6’ncı yüzyılda Roma İmparatorluğu’nun liderlerinden, Anicius Manlius Severinus Boethius işkenceyle ölüm cezasına çarptırılır. O dönemde bu tür cezalar pek görülmemekle birlikte aristokrat bir ailenin oğlu olan Boethius, eğitimli bir lider ve Roma toplumunun sevdiği bir isimdir. Ancak politik skandallar ve çevrilen gizli dolapların bedelini ödeyemez ve görevini bırakmak zorunda kalır. Boethius, ölümünü beklediği sırada, yüzyıllar boyunca insanlığı etkileyecek “Consolation of Philosophy” (Felsefenin Tesellisi) isimli büyük eserini hazırlar. Boethius eserinde mutluluğun kaynağı üzerine derin bir inceleme yapar ve daha önce sahip olduğu her şeyin yanlış bir mutluluk aç gözlülüğü olduğunu fark eder.
Boethius bunu zor yoldan öğrendi. Bizlerin ise çağımızda gerçek mutluluk ve özgürlüğün ne olduğunu idrak etmemiz için Boethius gibi ölüm sırasında beklememize gerek yok. Başkalarının deneyimlerinden ve öğretilerinden de bunu öğrenebiliriz. Uplifers olarak sizler için daha mutlu ve özgür bir hayatı hatırlamanızı sağlayacak önerileri sıraladık:
1. Her zaman doğru olmaya çalışmayın
Herkes kendi fikrinin en doğru olduğunu savunur. Hepimiz, doğru olduğunu kabul ettiğimiz bu fikirlere göre davranırız, oysa bazen bunlar da yanlış olabilir.

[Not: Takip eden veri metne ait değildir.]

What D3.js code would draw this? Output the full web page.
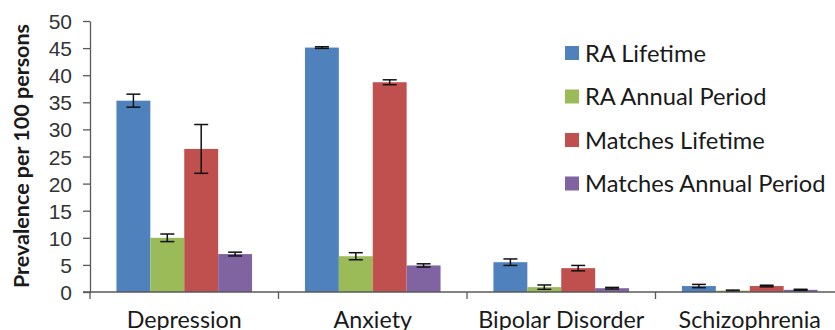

2. Duygusal olarak hissettiğimiz her şey, içsel düşünce sürecimizin bir sonucudur
Gerçek mutluluk yolunda ilerlemeden önce bunu fark etmeliyiz. Sürdürülebilir mutluluk, hislerimizin sorumluluğunu aldığımız sürece bizimle gelir.
3. Takılıp kaldığınız negatif duygu ve düşüncelerden kurtulun
Bunu söylemek, yapmaktan daha kolay olabilir. Ancak negatif ve acı veren duygulara takılıp kalmak, enerjiyi boşa harcamaktan farksız. Acıya son verecek olan yine bizleriz.
4. Mutluluğu aramayı bırakın
Mutluluğun peşinden koşmak, ona ulaşmamıza engelleyen en önemli unsur. Yaşadığınız anı hissedin, mutluluk kendiliğinden gelecektir.
5. Kendinizi başkasının yerine koyun
Bir başkasının ne düşündüğünü ve hissettiğini anladığınızda, gerçekten empati ve şefkat gösterebilirsiniz.
6. Her şeyin değiştiğini ve her şeyin bir gün geçmişte kalacağını kabul edin
Sürekli elinizdeki bavulu çekiştirmek, kolunuzu güçsüz düşürmekten başka bir işe yaramaz. Bir noktadan sonra o bavulu bırakın ve yeniliklere hazır olun.
7. Kendinize çok sert davranmayın
Bazen kendimiz için zaman sınırlamaları veya başka baskı unsurları koyarız. Bu sınırlamaların hepsi baskılanmış bir yaratıcılık ve eğlenceden yoksun bir hayat ortaya çıkarır. Hayatımızı; bir şeylerin peşinden koşmak ve elde etmek uğruna harcarken, durup var olmayı ve izlemeyi unutuyoruz. Sürekli geleceği ve hedeflerimizi nasıl elde edeceğimizi düşünerek güzel anlarımızı da harcıyoruz.
8. Bazı şeylere bağlanmayı bırakın
Eşyalara, insanlara, ilişikilere ve kendimizi tamamlanmış ve mutlu hissettirecek umutlara yapışıp kalırız. Oysa bir şeylere bağlanmak, bize sürekli isteme hissi bırakır, bu da acıyı beraberinde getirir.
9. Kendinizi unutup başkalarına yardım etmeyi daha fazla düşünün
Araştırmalar, kendinden başkasını düşünen, değer veren kişilerin daha mutlu, sağlıklı ve hayatta daha çok tatmin olmuş kişiler olduğunu gösteriyor.
10. Pişmanlık duymayın
Herkesin koşulları ve yetenekleri kendine özgü. Başkasının hayatını değil, kendi hayatınızı yaşayın. Sahip olduklarınızı en üst seviyeye çıkarın ve size verilenler için şükredin.